Alex Kulenovic, organizing director of PHENOM and one of the marchers, spoke last, "I just want to say one more thing. I was also a marcher. I marched with the group from Pittsfield, all the way through 9 campuses. We followed Route 9 for a long time. We walked 21, 22 miles some days. Enormous wear and tear. I've developed a limp that I hope goes away in a few days. At one point a wasp bit me in the neck randomly. You know ultimately what this really was was just an interesting adventure for us. It is nowhere near the difficulty that students go through on a daily basis. Nowhere near it.

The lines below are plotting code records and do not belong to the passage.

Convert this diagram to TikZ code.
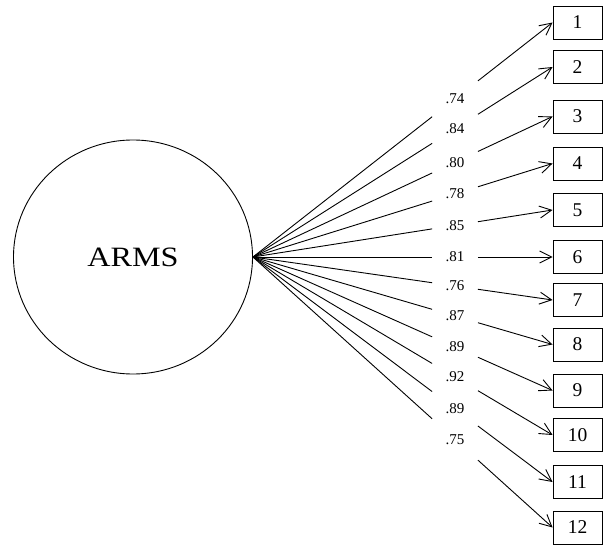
\documentclass[tikz,border=0pt]{standalone}
\usepackage{fontspec}
\setmainfont{Liberation Serif}
\usetikzlibrary{arrows.meta,shapes.geometric}

\begin{document}
\begin{tikzpicture}[x=1pt,y=-1pt,
  line width=0.9pt,
  latent/.style={draw,ellipse,inner sep=0pt,minimum width=239pt,minimum height=234pt,
    font=\fontsize{28}{28}\selectfont},
  item/.style={draw,rectangle,inner sep=0pt,minimum width=49pt,minimum height=33pt,
    font=\fontsize{19.5}{19.5}\selectfont},
  loading/.style={inner sep=0pt,font=\fontsize{15}{15}\selectfont},
  path arrow/.style={-{Straight Barb[length=12pt,width=12pt,line width=0.9pt]}}]
  \useasboundingbox (0,0) rectangle (603,545);

  % latent factor
  \node[latent] (arms) at (133,257) {\scalebox{1.15}[1]{ARMS}};

  % observed items with their standardized loadings
  \foreach \i/\y/\w in {1/22.5/.74, 2/67/.84, 3/116.5/.80, 4/163.5/.78,
                        5/210/.85, 6/257/.81, 7/300/.76, 8/344.5/.87,
                        9/390.5/.89, 10/435/.92, 11/482/.89, 12/527.5/.75}{
    \node[item] (b\i) at (577.5,\y) {\i};
    \path (arms.east) -- (b\i.west)
      coordinate[pos=0.598] (s\i)
      coordinate[pos=0.751] (t\i)
      node[pos=0.674,loading] (w\i) {\w};
    \draw (arms.east) -- (s\i);
    \draw[path arrow] (t\i) -- (b\i.west);
  }
\end{tikzpicture}
\end{document}
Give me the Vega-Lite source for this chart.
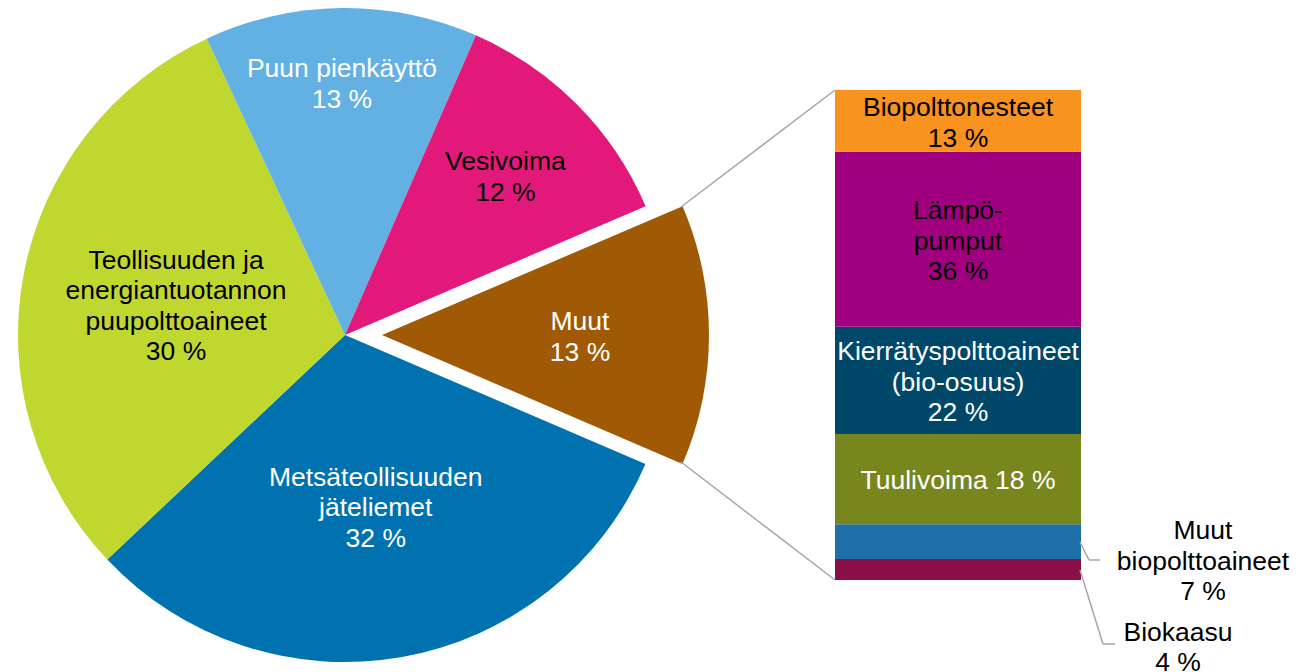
{
  "$schema": "https://vega.github.io/schema/vega-lite/v6.json",
  "width": 1297,
  "height": 672,
  "padding": 0,
  "autosize": {"type": "none"},
  "background": "white",
  "config": {
    "view": {"stroke": null},
    "text": {"font": "Liberation Sans", "fontSize": 26.5, "lineBreak": "\n", "lineHeight": 30.5, "baseline": "middle"}
  },
  "datasets": {
    "pie": [
      {"name": "Muut", "label": "Muut\n13 %", "value": 12.9, "ord": 1},
      {"name": "Metsäteollisuuden jäteliemet", "label": "Metsäteollisuuden\njäteliemet\n32 %", "value": 31.5, "ord": 2},
      {"name": "Teollisuuden ja energiantuotannon puupolttoaineet", "label": "Teollisuuden ja\nenergiantuotannon\npuupolttoaineet\n30 %", "value": 30.1, "ord": 3},
      {"name": "Puun pienkäyttö", "label": "Puun pienkäyttö\n13 %", "value": 13.5, "ord": 4},
      {"name": "Vesivoima", "label": "Vesivoima\n12 %", "value": 12.0, "ord": 5}
    ],
    "bar": [
      {"name": "Biokaasu", "label": "Biokaasu\n4 %", "value": 4.3, "ord": 1},
      {"name": "Muut biopolttoaineet", "label": "Muut\nbiopolttoaineet\n7 %", "value": 7.1, "ord": 2},
      {"name": "Tuulivoima", "label": "Tuulivoima 18 %", "value": 18.4, "ord": 3},
      {"name": "Kierrätyspolttoaineet (bio-osuus)", "label": "Kierrätyspolttoaineet\n(bio-osuus)\n22 %", "value": 21.9, "ord": 4},
      {"name": "Lämpöpumput", "label": "Lämpö-\npumput\n36 %", "value": 35.7, "ord": 5},
      {"name": "Biopolttonesteet", "label": "Biopolttonesteet\n13 %", "value": 12.6, "ord": 6}
    ]
  },
  "layer": [
    {
      "data": {"name": "pie"},
      "mark": {"type": "arc", "x": 345, "y": 335, "outerRadius": 327},
      "encoding": {
        "theta": {"field": "value", "type": "quantitative", "stack": true, "scale": {"range": [1.16588, 7.44907]}},
        "order": {"field": "ord", "type": "quantitative"},
        "color": {
          "field": "name", "type": "nominal", "legend": null,
          "scale": {
            "domain": ["Muut", "Metsäteollisuuden jäteliemet", "Teollisuuden ja energiantuotannon puupolttoaineet", "Puun pienkäyttö", "Vesivoima", "Biokaasu", "Muut biopolttoaineet", "Tuulivoima", "Kierrätyspolttoaineet (bio-osuus)", "Lämpöpumput", "Biopolttonesteet"],
            "range": ["#A05A05", "#0072B0", "#C0D72F", "#63B0E3", "#E3187B", "#8A0F46", "#1F6FA8", "#78861E", "#00486A", "#A0007F", "#F7931E"]
          }
        },
        "opacity": {"condition": {"test": "datum.name === 'Muut'", "value": 0}, "value": 1}
      }
    },
    {
      "data": {"name": "pie"},
      "mark": {"type": "arc", "x": 382, "y": 335, "outerRadius": 327},
      "encoding": {
        "theta": {"field": "value", "type": "quantitative", "stack": true},
        "order": {"field": "ord", "type": "quantitative"},
        "color": {"field": "name", "type": "nominal", "legend": null},
        "opacity": {"condition": {"test": "datum.name === 'Muut'", "value": 1}, "value": 0}
      }
    },
    {
      "data": {"name": "pie"},
      "mark": {"type": "text", "x": 345, "y": 335, "radius": 252, "dy": -14, "color": "white"},
      "encoding": {
        "theta": {"field": "value", "type": "quantitative", "stack": true},
        "order": {"field": "ord", "type": "quantitative"},
        "text": {"condition": {"test": "datum.name === 'Puun pienkäyttö'", "field": "label"}, "value": ""}
      }
    },
    {
      "data": {"name": "pie"},
      "mark": {"type": "text", "x": 345, "y": 335, "radius": 226, "dy": -13.5, "color": "black"},
      "encoding": {
        "theta": {"field": "value", "type": "quantitative", "stack": true},
        "order": {"field": "ord", "type": "quantitative"},
        "text": {"condition": {"test": "datum.name === 'Vesivoima'", "field": "label"}, "value": ""}
      }
    },
    {
      "data": {"name": "pie"},
      "mark": {"type": "text", "x": 345, "y": 335, "radius": 172, "dy": -42, "color": "black"},
      "encoding": {
        "theta": {"field": "value", "type": "quantitative", "stack": true},
        "order": {"field": "ord", "type": "quantitative"},
        "text": {"condition": {"test": "datum.name === 'Teollisuuden ja energiantuotannon puupolttoaineet'", "field": "label"}, "value": ""}
      }
    },
    {
      "data": {"name": "pie"},
      "mark": {"type": "text", "x": 345, "y": 335, "radius": 176, "dy": -30.5, "color": "white"},
      "encoding": {
        "theta": {"field": "value", "type": "quantitative", "stack": true},
        "order": {"field": "ord", "type": "quantitative"},
        "text": {"condition": {"test": "datum.name === 'Metsäteollisuuden jäteliemet'", "field": "label"}, "value": ""}
      }
    },
    {
      "data": {"name": "pie"},
      "mark": {"type": "text", "x": 382, "y": 335, "radius": 198, "dy": -13, "color": "white"},
      "encoding": {
        "theta": {"field": "value", "type": "quantitative", "stack": true},
        "order": {"field": "ord", "type": "quantitative"},
        "text": {"condition": {"test": "datum.name === 'Muut'", "field": "label"}, "value": ""}
      }
    },
    {
      "data": {"name": "bar"},
      "mark": {"type": "bar", "orient": "vertical"},
      "encoding": {
        "x": {"value": 835},
        "x2": {"value": 1081},
        "y": {"field": "value", "type": "quantitative", "stack": true, "scale": {"domain": [0, 100], "range": [580, 90], "nice": false, "zero": true}, "axis": null},
        "order": {"field": "ord", "type": "quantitative"},
        "color": {"field": "name", "type": "nominal", "legend": null}
      }
    },
    {
      "data": {"name": "bar"},
      "mark": {"type": "text", "x": 958, "dy": -12.5, "color": "black"},
      "encoding": {
        "y": {"field": "value", "type": "quantitative", "stack": true, "bandPosition": 0.5},
        "order": {"field": "ord", "type": "quantitative"},
        "text": {"condition": {"test": "datum.ord === 6", "field": "label"}, "value": ""}
      }
    },
    {
      "data": {"name": "bar"},
      "mark": {"type": "text", "x": 958, "dy": -28},
      "encoding": {
        "y": {"field": "value", "type": "quantitative", "stack": true, "bandPosition": 0.5},
        "order": {"field": "ord", "type": "quantitative"},
        "text": {"condition": {"test": "datum.ord === 4 || datum.ord === 5", "field": "label"}, "value": ""},
        "fill": {"condition": {"test": "datum.ord === 4", "value": "white"}, "value": "black"}
      }
    },
    {
      "data": {"name": "bar"},
      "mark": {"type": "text", "x": 958, "dy": 2, "color": "white"},
      "encoding": {
        "y": {"field": "value", "type": "quantitative", "stack": true, "bandPosition": 0.5},
        "order": {"field": "ord", "type": "quantitative"},
        "text": {"condition": {"test": "datum.ord === 3", "field": "label"}, "value": ""}
      }
    },
    {
      "data": {"name": "bar"},
      "mark": {"type": "text", "x": 1203, "dy": -10.5, "color": "black"},
      "encoding": {
        "y": {"field": "value", "type": "quantitative", "stack": true, "bandPosition": 0.5},
        "order": {"field": "ord", "type": "quantitative"},
        "text": {"condition": {"test": "datum.ord === 2", "field": "label"}, "value": ""}
      }
    },
    {
      "data": {"name": "bar"},
      "mark": {"type": "text", "x": 1178, "dy": 63.5, "color": "black"},
      "encoding": {
        "y": {"field": "value", "type": "quantitative", "stack": true, "bandPosition": 0.5},
        "order": {"field": "ord", "type": "quantitative"},
        "text": {"condition": {"test": "datum.ord === 1", "field": "label"}, "value": ""}
      }
    },
    {"data": {"values": [{"k": 1}]}, "mark": {"type": "rule", "color": "#A6A6A6", "strokeWidth": 1.5}, "encoding": {"x": {"value": 681}, "y": {"value": 207}, "x2": {"value": 835}, "y2": {"value": 90}}},
    {"data": {"values": [{"k": 1}]}, "mark": {"type": "rule", "color": "#A6A6A6", "strokeWidth": 1.5}, "encoding": {"x": {"value": 681}, "y": {"value": 462}, "x2": {"value": 835}, "y2": {"value": 580}}},
    {"data": {"values": [{"k": 1}]}, "mark": {"type": "rule", "color": "#A6A6A6", "strokeWidth": 1.5}, "encoding": {"x": {"value": 1080}, "y": {"value": 542}, "x2": {"value": 1089}, "y2": {"value": 560}}},
    {"data": {"values": [{"k": 1}]}, "mark": {"type": "rule", "color": "#A6A6A6", "strokeWidth": 1.5}, "encoding": {"x": {"value": 1089}, "y": {"value": 560}, "x2": {"value": 1100}, "y2": {"value": 560}}},
    {"data": {"values": [{"k": 1}]}, "mark": {"type": "rule", "color": "#A6A6A6", "strokeWidth": 1.5}, "encoding": {"x": {"value": 1080}, "y": {"value": 570}, "x2": {"value": 1103}, "y2": {"value": 644}}},
    {"data": {"values": [{"k": 1}]}, "mark": {"type": "rule", "color": "#A6A6A6", "strokeWidth": 1.5}, "encoding": {"x": {"value": 1103}, "y": {"value": 644}, "x2": {"value": 1115}, "y2": {"value": 644}}}
  ]
}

"And you know, in this country, I think as early as the 1950s, we decided that education at the K to 12 level was a right. That it should be for everyone. That it should be free. We have not yet gotten to the point where we believe that higher education is the same way. And yet, the way our workforce is now, the way our economy is now, you simply cannot succeed without higher education. It is no longer simply a pathway to success, as our own current President has said, it is a prerequisite. And yet, where are we, right now? We're seeing continual cuts. We're seeing campuses that are being squeezed to the limit. We are seeing layoffs on our campuses. We are seeing contracts that are not funded. We are seeing student fees double and then double again. And this needs to stop.
"So why are we here? We are here to reverse that trend. We've talked about the Great State of Mind campaign. How we're trying to get to the average in all of these measures. Sounds reasonable and modest, right? But to actually get there, we would have to double the amount of state funding going into the system right now. And today is when we're going to start that. We're going to double state funding within the next two years. And we're going to keep going until everyone agrees that higher education and public higher education are not a privilege for the few, for the elite, that they're not a commodity for the few that can afford it, but that higher education is a right for everyone.
"Now and in the future it is the one thing that actually allows people to better themselves to live a better life than their parents - to actually reverse the trends which have turned us into a more unequal society than ever before. In income, in wealth, and now in opportunity. And if we're every going to do anything about income and wealth, we first have to narrow the opportunity gap and there is absolutely nothing we can do to change that except to make higher education a right, to fight for it, to go to the legislature, to make sure that this is the one issue that everyone talks about ahead of November 2nd, that its the one thing every voter thinks about when they go into the voting booth.
"And one more thing, you may have noticed that its October 7th and that classes on our campuses have barely started, and yet here we are, fighting in full force - loud, ready to send a message to our legislature. We have seven more months, seven good organizing months this year. To do even more. We can crush Question 3. We can make sure that we support the candidates who are going to get things done for us. And beyond that we can make sure that we begin to build a movement for public higher education. That we take what has historically been one of the strongest forces - student power. That we harness it. And that we bring it to this golden dome and we change it forever. When they go into the voting booth."
Kulenovic's attack on Question 3 - the statewide ballot question that would would reduce the state sales tax rate from 6.25 to 3 percent - was echoed by other speakers and was also criticized on a number of placards held by rally attendees.
Carla Howell - chair of the Question 3 sponsoring organization, the Alliance to Roll Back Taxes - responded to a request for comment on the matter from Open Media Boston, "One of the hardest-hit sectors of the economy in this recession is graduating seniors and young workers who face daunting school loans. Way too many can't find jobs, or are taking jobs for which no college training is required, while facing bills they can't pay. Priority #1 is to create jobs for them. The only way to reduce unemployment via government policy is to tax less and spend less. Rolling back the sales tax to 3% will create 33,000 sustainable, private-sector jobs.
"YES on 3 to roll back the sales tax to 3% is vital to create good jobs and to make it possible for students and workers to pay back loans so that young workers have a shot at the job opportunities they want and need to be self-sustaining and fulfilled in their careers."
Directly following the end of the rally, participants entered to the State House to deliver "Great State of Mind" signatures to legislators and meet with them about increasing funding to the Mass. public higher education system.
Rep. Polito did not respond to a request for comment.